Really, the ball’s in our court.

Ezekiel 33.11 GNT
“As surely as I live, says the Sovereign LORD, I take no pleasure in the death of wicked people. I only want them to turn from their wicked ways so they can live. Turn! Turn from your wickedness, O people of Israel! Why should you die?”

“…There are only two kinds of people in the end: those who say to God, ‘Thy will be done,’ and those to whom God says, in the end, ‘Thy will be done.’ All that are in Hell, choose it. Without that self-choice there could be no Hell. No soul that seriously and constantly desires joy will ever miss it. Those who seek find. Those who knock it is opened.”

—C.S. Lewis, The Great Divorce, chapter 9.

The reason universalism isn’t true, is because people embrace the dark. Jn 3.19

They embrace agnosticism: They love the idea God is unknowable, ’cause it means they never, ever have to seek him out. They embrace evil: They don’t want a God who rejects their misbehavior; they don’t want anything resembling him to even exist. They embrace their own will instead of his. They embrace their own kingdom instead of his. It’s not because they don’t know any better. It’s because they reject better.

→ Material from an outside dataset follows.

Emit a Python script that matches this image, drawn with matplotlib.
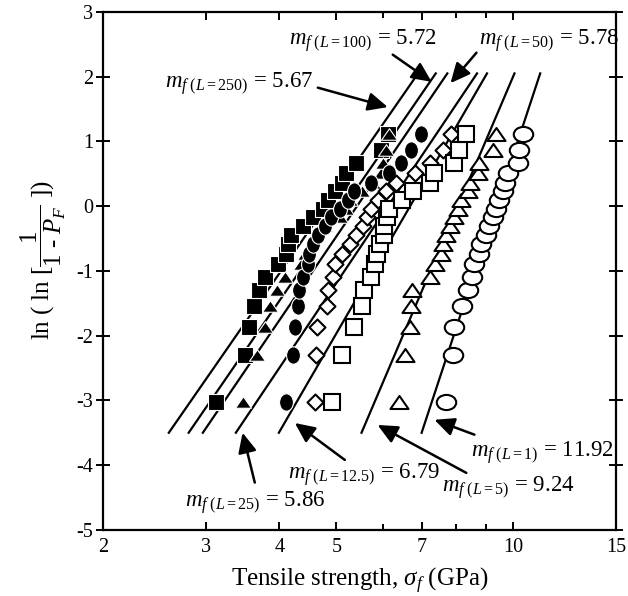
import matplotlib
matplotlib.use('Agg')
from matplotlib import pyplot as plt
from matplotlib.path import Path
from matplotlib.transforms import Affine2D
from matplotlib.ticker import NullFormatter
import numpy as np

plt.rcParams['font.family'] = 'Liberation Serif'
plt.rcParams['mathtext.fontset'] = 'custom'
plt.rcParams['mathtext.rm'] = 'Liberation Serif'
plt.rcParams['mathtext.it'] = 'Liberation Serif:italic'
plt.rcParams['mathtext.bf'] = 'Liberation Serif:bold'
plt.rcParams['axes.unicode_minus'] = False

# Weibull rank positions, ln(ln(1/(1-P_F))), same for every gauge length (20 fibres)
ln_ln = [-3.02, -2.30, -1.87, -1.55, -1.30, -1.09, -0.90, -0.74, -0.58, -0.44,
         -0.30, -0.17, -0.04, 0.09, 0.23, 0.36, 0.51, 0.67, 0.86, 1.11]

# tensile strength (GPa), sorted
sig_L250 = [3.12, 3.50, 3.55, 3.62, 3.69, 3.78, 3.98, 4.11, 4.14, 4.19,
            4.38, 4.56, 4.75, 4.84, 4.97, 5.11, 5.19, 5.41, 5.97, 6.12]
sig_L100 = [3.47, 3.66, 3.78, 3.86, 3.96, 4.08, 4.36, 4.42, 4.53, 4.62,
            4.78, 5.07, 5.20, 5.27, 5.52, 5.77, 5.97, 6.00, 6.08, 6.16]
sig_L50 = [4.10, 4.21, 4.25, 4.30, 4.32, 4.38, 4.47, 4.50, 4.56, 4.65,
           4.78, 4.90, 5.07, 5.23, 5.37, 5.74, 6.16, 6.45, 6.71, 6.98]
sig_L25 = [4.59, 4.62, 4.63, 4.82, 4.84, 4.93, 4.97, 5.11, 5.27, 5.41,
           5.55, 5.65, 5.74, 5.89, 6.08, 6.33, 6.80, 7.21, 7.59, 7.85]
sig_L12 = [4.92, 5.12, 5.37, 5.52, 5.57, 5.74, 5.81, 5.87, 5.93, 6.02,
           6.04, 6.09, 6.16, 6.46, 6.77, 7.21, 7.35, 7.95, 8.11, 8.33]
sig_L5 = [6.39, 6.54, 6.67, 6.71, 6.74, 7.21, 7.38, 7.55, 7.60, 7.70,
          7.80, 7.95, 8.06, 8.17, 8.37, 8.44, 8.71, 8.77, 9.24, 9.37]
sig_L1 = [7.70, 7.90, 7.95, 8.20, 8.37, 8.52, 8.60, 8.75, 8.83, 9.01,
          9.10, 9.24, 9.37, 9.49, 9.61, 9.68, 9.80, 10.19, 10.26, 10.42]

# Weibull moduli and where each fitted line starts (strength at y = -3.5)
gauge = ['250', '100', '50', '25', '12.5', '5', '1']
modulus = [5.67, 5.72, 5.78, 5.86, 6.79, 9.24, 11.92]
line_start = [2.59, 2.80, 2.96, 3.37, 3.99, 5.52, 6.99]
line_y0 = -3.5
line_y1 = 2.05

# marker shapes
tri = Path([(-1, -0.72), (1, -0.72), (0, 0.72), (-1, -0.72)], closed=True)
diamond = Path([(0, 1), (1, 0), (0, -1), (-1, 0), (0, 1)], closed=True)
wide_circ = Affine2D().scale(1.0, 0.78).transform_path(Path.unit_circle())
tall_circ = Affine2D().scale(0.8, 1.0).transform_path(Path.unit_circle())

series = [sig_L250, sig_L100, sig_L50, sig_L25, sig_L12, sig_L5, sig_L1]
mk = ['s', tri, tall_circ, diamond, 's', tri, wide_circ]
ms = [11, 11.5, 12.5, 11.5, 11.5, 13, 14]
filled = [True, True, True, False, False, False, False]

fig = plt.figure(figsize=(6.28, 5.96), dpi=100)
ax = fig.add_axes([0.164, 0.111, 0.817, 0.869])

for i in range(len(series)):
    ys = np.array([line_y0, line_y1])
    xs = line_start[i] * np.exp((ys - line_y0) / modulus[i])
    ax.plot(xs, ys, color='black', lw=1.6, zorder=1)

for i in range(len(series)):
    if filled[i]:
        ax.plot(series[i], ln_ln, ls='none', marker=mk[i], ms=ms[i],
                mfc='black', mec='white', mew=0.8, zorder=2 + i)
    else:
        ax.plot(series[i], ln_ln, ls='none', marker=mk[i], ms=ms[i],
                mfc='white', mec='black', mew=1.5, zorder=2 + i)

ax.set_xscale('log')
ax.set_xlim(2, 15)
ax.set_ylim(-5, 3)
ax.set_xticks([2, 3, 4, 5, 7, 10, 15], labels=['2', '3', '4', '5', '7', '10', '15'])
ax.set_xticks([6, 8, 9], minor=True)
ax.xaxis.set_minor_formatter(NullFormatter())
ax.set_yticks(range(-5, 4))

ax.tick_params(axis='x', which='both', direction='in', top=True, width=1.4,
               labelsize=14.5, pad=6)
ax.tick_params(axis='x', which='major', length=6)
ax.tick_params(axis='x', which='minor', length=4)
ax.tick_params(axis='y', direction='inout', right=True, length=10, width=1.4,
               labelsize=14.5, pad=2)
for sp in ax.spines.values():
    sp.set_linewidth(1.6)

ax.set_xlabel(r'Tensile strength, $\sigma_f$ (GPa)', fontsize=18, labelpad=6)
ax.set_ylabel(r'$\mathrm{ln\ (\ ln\ [}\dfrac{1}{1\ \text{-}\ P_F}\mathrm{\ ])}$',
              fontsize=18)
ax.yaxis.set_label_coords(-0.068, 0.52)

# labels and arrows: text position, arrow tail, arrow head
lab_xy = [(2.55, 1.89), (4.16, 2.55), (8.77, 2.55), (2.76, -4.58),
          (4.13, -4.15), (7.56, -4.35), (8.50, -3.80)]
tail_xy = [(4.65, 1.83), (6.24, 2.34), (8.67, 2.37), (3.63, -4.27),
           (5.17, -3.92), (8.33, -4.12), (8.60, -3.53)]
head_xy = [(6.12, 1.53), (7.27, 1.92), (7.83, 1.90), (3.46, -3.50),
           (4.25, -3.35), (5.88, -3.38), (7.35, -3.30)]

for i in range(len(gauge)):
    txt = r'$m_{f\ (L=%s)}$ = %.2f' % (gauge[i], modulus[i])
    ax.text(lab_xy[i][0], lab_xy[i][1], txt, fontsize=16.5, ha='left', va='center')
    ax.annotate('', xy=head_xy[i], xytext=tail_xy[i],
                arrowprops=dict(arrowstyle='-|>,head_length=0.6,head_width=0.28',
                                mutation_scale=20, lw=1.8, color='black',
                                shrinkA=0, shrinkB=0))

plt.savefig('out.png', dpi=100)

Yes, God is almighty and sovereign, and could force people into his kingdom regardless. But he doesn’t want captives and slaves; he wants eager followers. He doesn’t want manipulated chess pieces; he wants willing participants. He doesn’t want pre-programmed drones; he wants obedient daughters and sons. It’s why he gives us commands instead of uncontrollable urges, why he draws us instead of compels us. It’s free will. Apparently God thinks it important.

Universalists do not. Heaven will be good. And if we won’t believe it’s good, God’ll make us believe it’s good.

Once we understand how universalism really works, we ought not be quite so eager to embrace the idea.